The picketing of a secondary employer may only be conducted when the subject of the dispute is actually present at the secondary employer’s site. An example of this restriction can be seen in the case of a trucker’s union strike. If the primary employer’s trucks are making deliveries to a customer company, which is considered a secondary employer, the trucker’s union may only strike when the trucking company’s trucks are actually at the secondary employer’s site. Once the trucks leave the site, the picketing must cease. In addition, the primary employer must be engaged in its normal business at the secondary employer’s site; thus, if the trucking company’s trucks were driven to a repair shop for maintenance, the trucking union could not picket at the repair shop.

 

 

Picketing at a neutral site must be limited to areas that are reasonably close to the subject of the dispute; in the trucking company example, that would be the loading dock at which the trucks were making deliveries.
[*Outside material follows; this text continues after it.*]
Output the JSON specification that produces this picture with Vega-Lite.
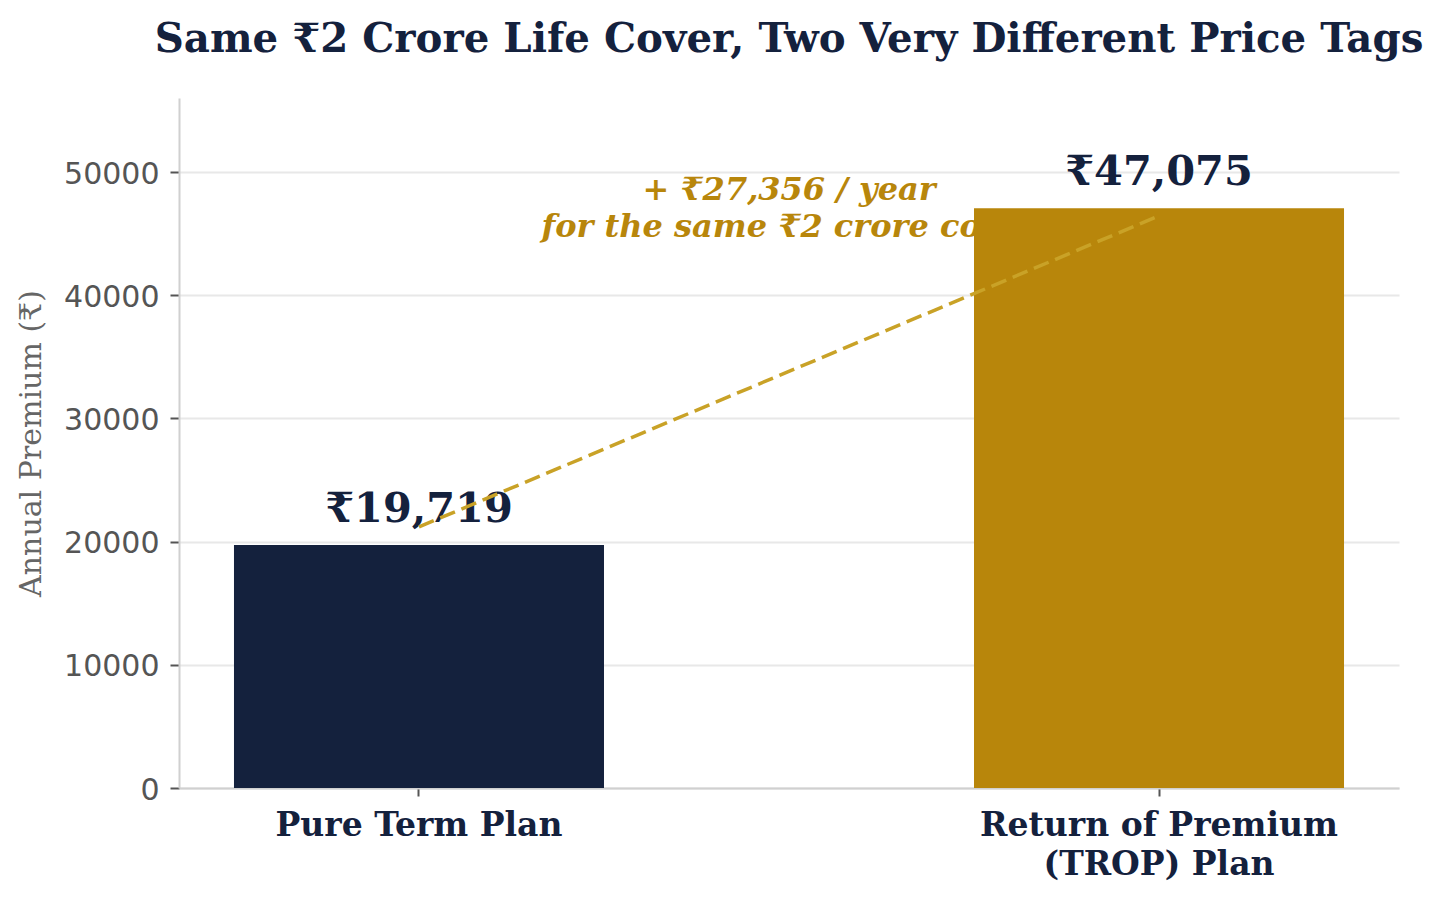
{
  "$schema": "https://vega.github.io/schema/vega-lite/v6.json",
  "width": 1220,
  "height": 690,
  "autosize": "none",
  "padding": {"left": 179, "top": 98, "right": 44, "bottom": 111},
  "background": "white",
  "config": {
    "view": {"stroke": null},
    "axis": {"grid": false}
  },
  "title": {
    "text": "Same ₹2 Crore Life Cover, Two Very Different Price Tags",
    "font": "DejaVu Serif",
    "fontSize": 40.3,
    "fontWeight": "bold",
    "color": "#14213D",
    "anchor": "middle",
    "offset": 38
  },
  "datasets": {
    "plans": [
      {"plan": "Pure Term Plan", "premium": 19719, "label": "₹19,719"},
      {"plan": "Return of Premium\n(TROP) Plan", "premium": 47075, "label": "₹47,075"}
    ],
    "gap": [
      {"plan": "Pure Term Plan", "y": 21200},
      {"plan": "Return of Premium\n(TROP) Plan", "y": 46450}
    ],
    "note": [
      {"plan": "Pure Term Plan", "y": 47075, "text": "+ ₹27,356 / year\nfor the same ₹2 crore cover"}
    ]
  },
  "encoding": {
    "x": {
      "field": "plan",
      "type": "nominal",
      "sort": null,
      "scale": {
        "domain": ["Pure Term Plan", "Return of Premium\n(TROP) Plan"],
        "paddingInner": 0.5,
        "paddingOuter": 0.0743
      },
      "axis": {
        "title": null,
        "labelAngle": 0,
        "labelLimit": 0,
        "labelExpr": "split(datum.label, '\\n')",
        "labelFont": "DejaVu Serif",
        "labelFontWeight": "bold",
        "labelFontSize": 33,
        "labelColor": "#14213D",
        "labelLineHeight": 39,
        "labelPadding": 13,
        "domainColor": "#d0d0d0",
        "domainWidth": 2,
        "tickColor": "#555555",
        "tickWidth": 2,
        "tickSize": 8
      }
    }
  },
  "layer": [
    {
      "data": {"name": "note"},
      "mark": {
        "type": "text",
        "font": "DejaVu Serif",
        "fontSize": 32,
        "fontWeight": "bold",
        "fontStyle": "italic",
        "color": "#B8860B",
        "align": "center",
        "baseline": "middle",
        "lineBreak": "\n",
        "lineHeight": 37,
        "dx": 370,
        "dy": -18
      },
      "encoding": {
        "y": {"field": "y", "type": "quantitative"},
        "text": {"field": "text"}
      }
    },
    {
      "data": {"name": "plans"},
      "mark": {"type": "bar"},
      "encoding": {
        "y": {
          "field": "premium",
          "type": "quantitative",
          "scale": {"domain": [0, 56020], "nice": false},
          "axis": {
            "title": "Annual Premium (₹)",
            "titleFont": "DejaVu Serif",
            "titleFontSize": 30,
            "titleFontWeight": "normal",
            "titleColor": "#666666",
            "titlePadding": 17,
            "values": [0, 10000, 20000, 30000, 40000, 50000],
            "format": "d",
            "labelFont": "DejaVu Sans",
            "labelFontSize": 30,
            "labelColor": "#555555",
            "labelPadding": 11,
            "labelOffset": 2,
            "grid": true,
            "gridColor": "#e8e8e8",
            "gridWidth": 2,
            "domainColor": "#d0d0d0",
            "domainWidth": 2,
            "tickColor": "#555555",
            "tickWidth": 2,
            "tickSize": 9
          }
        },
        "color": {
          "field": "plan",
          "type": "nominal",
          "scale": {
            "domain": ["Pure Term Plan", "Return of Premium\n(TROP) Plan"],
            "range": ["#14213D", "#B8860B"]
          },
          "legend": null
        }
      }
    },
    {
      "data": {"name": "plans"},
      "mark": {
        "type": "text",
        "font": "DejaVu Serif",
        "fontSize": 41.5,
        "fontWeight": "bold",
        "color": "#14213D",
        "baseline": "alphabetic",
        "dy": -23
      },
      "encoding": {
        "y": {"field": "premium", "type": "quantitative"},
        "text": {"field": "label"}
      }
    },
    {
      "data": {"name": "gap"},
      "mark": {
        "type": "line",
        "color": "#C9A227",
        "strokeWidth": 3.5,
        "strokeDash": [16, 7]
      },
      "encoding": {
        "y": {"field": "y", "type": "quantitative"}
      }
    }
  ]
}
If the secondary employer does not allow the union members to enter the property, the picketers are required to conduct the picket as near the gate where the trucking company’s trucks entered as practicable. The trucking union would not be allowed to picket another gate, for example, where the employees of the neutral site entered the property.

 

 

Finally, picketing at a neutral site is required to clearly express the fact that the dispute is with the primary employer and must avoid even the suggestion that the dispute is with the secondary employer.

 

 

Construction sites are a type of common situs that has received special attention under picketing rules because they are typically populated with employees of several employers at one time. Regardless of the close interrelationships between the various crafts being performed at a construction site, the rule is that all construction employers are deemed neutral with regard to the labor disputes of the other employers. Accordingly, in order to conduct a picket at a construction site, a union must observe all the regular rules regarding neutral sites. In addition, a general contractor may establish separate points of entry onto the site for each separate employer on the site in order to insulate the other employers’ workers from a picket directed at one of the employers represented at the site.